Who said, ” Be careful what you ask for, you just might get it.”?
In my ties for the Tree the first year I went to the Dance, my overarching prayer was to truly know and integrate self-love. I’d been dancing around the notion for a several years unable to really connect my head and my heart. In the year that followed, an unexpected initiation brought an answer to this prayer. My second dance, how do I multiply abundance was a concern I took to the Tree. A subtle shift of perception opened the way forward, again answering my pray.
Leading with my heart and managing my mind/ego, among other things, came through the day I left for the Dance. I’d thought I had procrastinated my ties. Instead, I realized that unconsciously I had waited. Waited until I could get out of the way allowing for what was really needed to come though. I had waited for my ego to get out of the way.
The Dance was a hard one in many ways and still I felt cradled in exactly the best way possible. Incredible lightning and thunder, a downpour. Intense heat. Dust. Confrontations with myself. Uninterrupted connectivity to the Tree. A full moon. The drum. Songs. Opportunities to listen. Hearing the sound of my flesh being cut from my body, incredibly loud in my ears, like stormy ocean waves crashing to the beach. The fullness of my prayers. Babies. Catching my ego flare. Ravens on the wing, their voices evoking joy in my body and calling my attention to them over and over. Raven, who’s medicine supports my going into the darkness of my mind to bring out the light of understanding as loving kindness to illuminate my heart.

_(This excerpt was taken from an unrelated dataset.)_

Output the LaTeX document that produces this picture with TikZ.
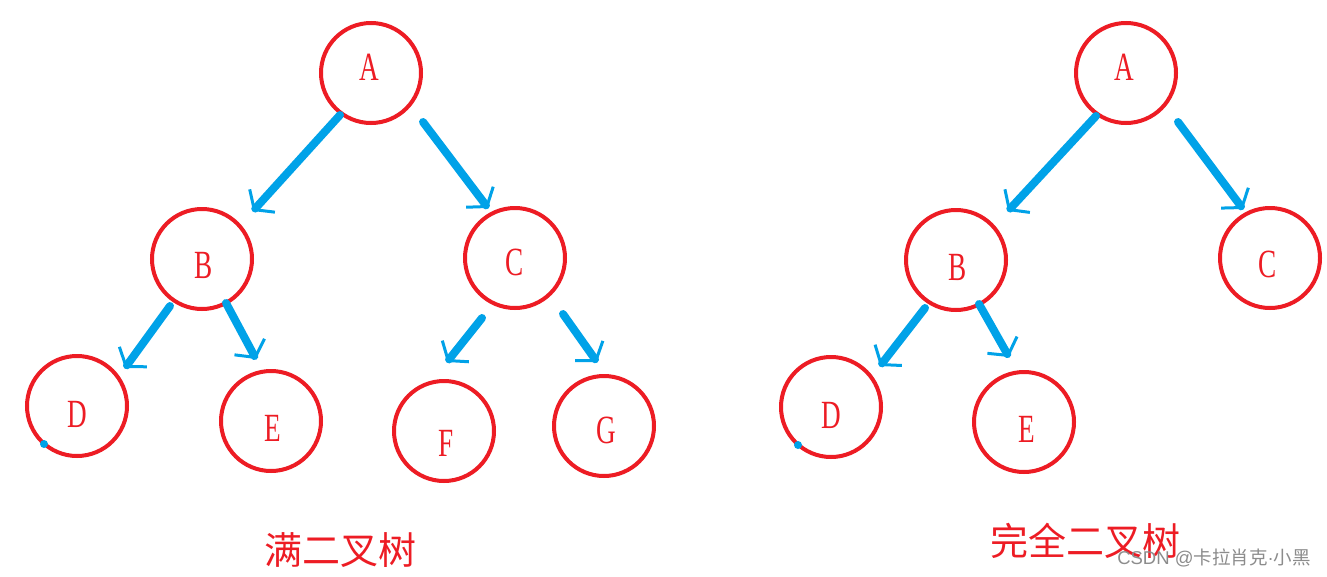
\documentclass[tikz,border=0pt]{standalone}
\usepackage{fontspec}
\usepackage{graphicx}
\setmainfont{Liberation Serif}
\newfontfamily\cjk{Noto Sans CJK SC}
\newfontfamily\wmlat{Liberation Sans}
\usetikzlibrary{arrows.meta,calc}
\definecolor{pred}{RGB}{237,28,36}
\definecolor{pblue}{RGB}{0,162,232}
\begin{document}
\begin{tikzpicture}[x=1pt,y=-1pt,
  tnode/.style={circle,draw=pred,line width=4pt,minimum size=100pt,inner sep=0pt},
  lab/.style={text=pred,inner sep=0pt,font=\fontsize{40}{40}\selectfont},
  arr/.style={pblue,line width=8pt,line cap=round,
    -{Straight Barb[length=12pt,width=34pt,line width=3pt 0]}},
  title/.style={text=pred,inner sep=0pt,font=\cjk\fontsize{38}{38}\selectfont},
  wm/.style={text=black!45,inner sep=0pt,font=\cjk\fontsize{18.5}{18.5}\selectfont}]
\fill[white] (0,0) rectangle (1327,576);
\useasboundingbox (0,0) rectangle (1327,576);
% left tree
\node[tnode] (A) at (371,73) {};
\node[tnode] (B) at (202,259) {};
\node[tnode] (C) at (515,258) {};
\node[tnode] (D) at (77,406) {};
\node[tnode] (E) at (271,421) {};
\node[tnode] (F) at (444,431) {};
\node[tnode] (G) at (604,426) {};
\node[lab] (lA) at (369,67) {\scalebox{0.68}[1]{A}};
\node[lab] (lB) at (204,265) {\scalebox{0.68}[1]{B}};
\node[lab] (lC) at (515,262) {\scalebox{0.68}[1]{C}};
\node[lab] (lD) at (77,414) {\scalebox{0.68}[1]{D}};
\node[lab] (lE) at (273,428) {\scalebox{0.68}[1]{E}};
\node[lab] (lF) at (446,443) {\scalebox{0.68}[1]{F}};
\node[lab] (lG) at (606,430) {\scalebox{0.68}[1]{G}};
\draw[arr] ($(A)+(-31,42)$) -- ($(B)+(51,-48)$);
\draw[arr] ($(A)+(52,49)$) -- ($(C)+(-27,-50)$);
\draw[arr] ($(B)+(-32,47)$) -- ($(D)+(48,-38)$);
\draw[arr] ($(B)+(24,44)$) -- ($(E)+(-15,-62)$);
\draw[arr] ($(C)+(-33,60)$) -- ($(F)+(3,-69)$);
\draw[arr] ($(C)+(48,56)$) -- ($(G)+(-7,-64)$);
\fill[pblue] ($(D)+(-33,38)$) circle (4);
% right tree
\node[tnode] (A2) at (1126,73) {};
\node[tnode] (B2) at (956,260) {};
\node[tnode] (C2) at (1270,258) {};
\node[tnode] (D2) at (831,407) {};
\node[tnode] (E2) at (1024,422) {};
\node[lab] (lA2) at (1124,67) {\scalebox{0.68}[1]{A}};
\node[lab] (lB2) at (958,267) {\scalebox{0.68}[1]{B}};
\node[lab] (lC2) at (1268,264) {\scalebox{0.68}[1]{C}};
\node[lab] (lD2) at (831,415) {\scalebox{0.68}[1]{D}};
\node[lab] (lE2) at (1027,429) {\scalebox{0.68}[1]{E}};
\draw[arr] ($(A2)+(-30,43)$) -- ($(B2)+(52,-49)$);
\draw[arr] ($(A2)+(52,49)$) -- ($(C2)+(-27,-49)$);
\draw[arr] ($(B2)+(-31,48)$) -- ($(D2)+(49,-41)$);
\draw[arr] ($(B2)+(23,44)$) -- ($(E2)+(-15,-65)$);
\fill[pblue] ($(D2)+(-33,38)$) circle (4);
% titles
\node[title] (t1) at (340,550) {满二叉树};
\node[title] (t2) at (1085,541) {完全二叉树};
\node[wm] (wm) at (1214,558) {{\wmlat CSDN @}卡拉肖克{\wmlat ·}小黑};
\end{tikzpicture}
\end{document}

I came away from the Dance with more questions than answers. My landing, or re-entry as some folks call it, was immediate and intense. Day one, I laid low, oddly baking a peach pie in 90+ degree heat. I avoided the festivities of the Fourth of July. I found it a BS celebration. Freedom and independence really a bore that pissed me off. Freedom and independence my ass! Not for the Indigenous Peoples, nor the African Peoples, or even the exploited Chinese. How can I possible celebrate when this truth lay beneath the colorful noise of fireworks? Sometime during this day was the first time I got a message about how the prayers in this years ties would be answered. Then again the next day, the same message and a tool for guidance. Medicine that has waited for the right time to come forward, augment my work. I admit, I’m afraid. I turn in, I laugh in the face of my fear – for on the other side of darkness is light, liberation, a happy heart. Isn’t this what I prayed for? Yes, and still, I wasn’t ready for shadow work. It’s time though. No more dipping my toes into the dark waters. Time to dive in. Having medicine for my personal work, having medicine be my work in the world, I shall receive. My willing heart will lead me into the scary crevasses of my mind. The medicine and self-love will illuminate the darkness. Everything I want is on the other side of fear.
These ways are “not old ways, they are alive and we are living them today”, said an Elder. Just like the dust in my moccasin, the Tree and the Dance are alive in me. Answering my prayers.